A recent study sheds light on the question of how acupuncture helps people with chronic pain and whether it’s more than a placebo effect. Acupuncture may achieve its long-term pain relief by remapping nervous system signals in the brain, according to findings from a sham-controlled acupuncture investigation of carpal tunnel syndrome (CTS). Researchers at Massachusetts General Hospital in Boston, Massachusetts, chose CTS to study the underlying mechanisms for acupuncture’s effectiveness, because CTS is a pain disorder with established biomarkers and measurable treatment outcomes. Principal researcher, Vitaly Napadow, PhD, director, Center for Integrative Pain Neuroimaging at MGH, has conducted studies that demonstrate that in CTS, parts of the brain that typically receive signals related to touch are remapped, particularly in the primary somatosensory cortex—a biomarker of CTS. And, brain cells that usually respond to touch signals from specific fingers respond to signals from multiple fingers.
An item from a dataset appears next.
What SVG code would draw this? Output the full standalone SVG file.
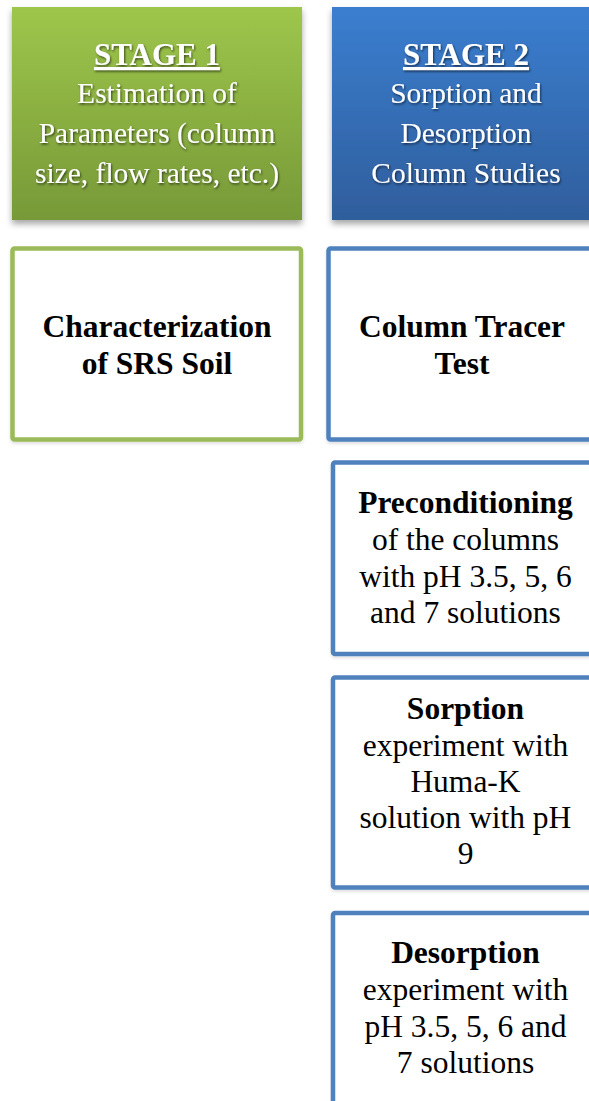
<svg xmlns="http://www.w3.org/2000/svg" width="589" height="1101" viewBox="0 0 589 1101">
<style>
.t{font-family:"Liberation Serif","Times New Roman",serif;text-anchor:middle}
.w{fill:#ffffff;font-size:29.5px}
.h{fill:#ffffff;font-size:31px;font-weight:bold;text-decoration:underline}
.b{fill:#000000;font-size:31.5px;font-weight:bold}
.r{fill:#000000;font-size:31.5px}
.g{fill:#ffffff;stroke:#9bbb59;stroke-width:4.5}
.bl{fill:#ffffff;stroke:#4f81bd;stroke-width:4.5}
</style>
<defs>
<linearGradient id="gg" x1="0" y1="0" x2="0" y2="1">
<stop offset="0" stop-color="#9ec64b"/>
<stop offset="1" stop-color="#779938"/>
</linearGradient>
<linearGradient id="bg" x1="0" y1="0" x2="0" y2="1">
<stop offset="0" stop-color="#3b7ed0"/>
<stop offset="1" stop-color="#2f5e9c"/>
</linearGradient>
<filter id="sh" x="-10%" y="-10%" width="120%" height="130%">
<feDropShadow dx="0" dy="4" stdDeviation="3" flood-color="#000" flood-opacity="0.35"/>
</filter>
<filter id="ts" x="-10%" y="-20%" width="120%" height="140%">
<feDropShadow dx="1" dy="1.5" stdDeviation="1" flood-color="#000" flood-opacity="0.6"/>
</filter>
<filter id="bs" x="-10%" y="-10%" width="120%" height="120%">
<feDropShadow dx="0" dy="2" stdDeviation="1.5" flood-color="#000" flood-opacity="0.12"/>
</filter>
</defs>
<rect width="589" height="1101" fill="#ffffff"/>
<g id="stage1">
<rect x="12" y="7" width="290" height="213" fill="url(#gg)" filter="url(#sh)"/>
<g filter="url(#ts)">
<text class="t h" x="157" y="65">STAGE 1</text>
<text class="t w" x="157" y="103">Estimation of</text>
<text class="t w" x="157" y="143">Parameters (column</text>
<text class="t w" x="157" y="183">size, flow rates, etc.)</text>
</g>
</g>
<g id="stage2">
<rect x="332" y="7" width="270" height="213" fill="url(#bg)" filter="url(#sh)"/>
<g filter="url(#ts)">
<text class="t h" x="466" y="65">STAGE 2</text>
<text class="t w" x="466" y="103">Sorption and</text>
<text class="t w" x="466" y="143">Desorption</text>
<text class="t w" x="466" y="183">Column Studies</text>
</g>
</g>
<g id="characterization">
<rect class="g" x="12.5" y="248.5" width="288.5" height="191" rx="2" filter="url(#bs)"/>
<text class="t b" x="157" y="337">Characterization</text>
<text class="t b" x="157" y="374">of SRS Soil</text>
</g>
<g id="tracer">
<rect class="bl" x="328.5" y="248.5" width="280" height="191" rx="2" filter="url(#bs)"/>
<text class="t b" x="462" y="337">Column Tracer</text>
<text class="t b" x="462" y="374">Test</text>
</g>
<g id="preconditioning">
<rect class="bl" x="333" y="462.5" width="280" height="191.5" rx="2" filter="url(#bs)"/>
<text class="t b" x="465.5" y="513">Preconditioning</text>
<text class="t r" x="465.5" y="550">of the columns</text>
<text class="t r" x="465.5" y="587">with pH 3.5, 5, 6</text>
<text class="t r" x="465.5" y="623">and 7 solutions</text>
</g>
<g id="sorption">
<rect class="bl" x="333" y="677.5" width="280" height="210" rx="2" filter="url(#bs)"/>
<text class="t b" x="465.5" y="719">Sorption</text>
<text class="t r" x="465.5" y="756">experiment with</text>
<text class="t r" x="465.5" y="792">Huma-K</text>
<text class="t r" x="465.5" y="828">solution with pH</text>
<text class="t r" x="465.5" y="864">9</text>
</g>
<g id="desorption">
<rect class="bl" x="333" y="913" width="280" height="210" rx="2" filter="url(#bs)"/>
<text class="t b" x="465.5" y="963">Desorption</text>
<text class="t r" x="465.5" y="1000">experiment with</text>
<text class="t r" x="465.5" y="1037">pH 3.5, 5, 6 and</text>
<text class="t r" x="465.5" y="1073">7 solutions</text>
</g>
<g id="connectors"></g>
</svg>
Researchers reached their conclusion that acupuncture remaps nervous system signals in the brain after analyzing data from a comparison of functional magnetic resonance imaging [MRI] taken before and after therapy among three different groups of CTS patients. The subjects either received authentic acupuncture at the affected hand, authentic acupuncture at the opposite ankle, or sham acupuncture at the affected hand. Interestingly, all three group members reported symptom relief. However, only real acupuncture at the affected hand both reduced pain and altered brain signaling patterns and was associated with long-term symptom improvement.

Investigators proposed a theory for why sham acupuncture provides short-term benefits. “Sham acupuncture may ‘work’ by modulating known placebo circuitry in the brain,” said Napadow in a Massachusetts General Hospital news release. “In contrast, real acupuncture may improve CTS symptoms by rewiring the primary somatosensory cortex, in addition to modulating local blood flow to the peripheral nerve in the wrist. In other words, both peripheral and central neurophysiological changes in CTS may be halted or even reversed by electro-acupuncture interventions that provide more prolonged and regulated input to the brain—something that future, longer-term neuroimaging studies should explore.”

The study is published in the journal Brain (2017; doi: 10.1093/brain/awx015).